Storage Tiering
Most of your data is accessed once and then never again. Storing it on fast, expensive storage forever is just burning money.
Hot, Warm, Cold#
The canonical model is three tiers based on access frequency. Hot storage (SSD-backed, high IOPS) handles recent data that’s accessed constantly. Warm storage (standard HDD or S3 Standard-IA) holds data accessed occasionally. Cold storage (archival, like Glacier) holds data that might never be touched again but legally must be retained.
The trade-off is retrieval latency versus cost. Hot data returns in milliseconds. Cold data retrieval can take minutes to hours. You design your product around which tier each data type belongs to.
Lifecycle Policies#
The tedious part is moving data between tiers. Manual migration doesn’t scale.
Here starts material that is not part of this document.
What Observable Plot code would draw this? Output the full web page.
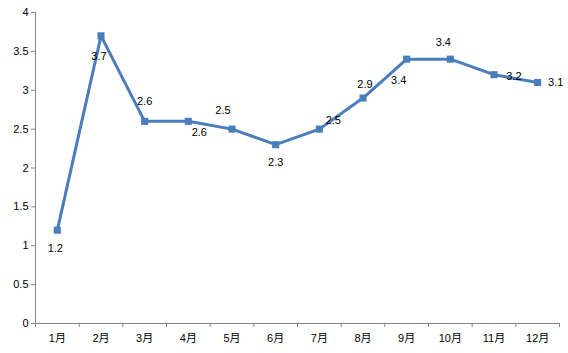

Lifecycle policies automate it: after 30 days without access, move to warm. After 180 days, move to cold. After 7 years, delete. Define the policy once, forget about it.
At Salesforce#
We had audit logs that compliance required us to retain for 7 years. All of it was sitting on the same storage tier regardless of age, which meant we were paying hot-storage prices for 6-year-old records nobody was ever going to query unless a regulator asked.
I helped set up tiered retention: logs under 90 days stayed on fast storage for operational queries, 90 days to 2 years moved to cheaper compressed storage, and older than 2 years got archived. The cost reduction was around 40% on that data set. Retrieval from the archive tier took a few minutes, which was fine because auditors don’t need instant results.
What I’m Learning#
The same pattern shows up in databases too. In-memory for hot rows, SSD buffer pool for warm, disk for cold. MySQL’s InnoDB buffer pool is just the hot tier of a three-level hierarchy most people don’t think about explicitly.
Have you had to argue for tiered storage in a cost review, or did it just happen organically?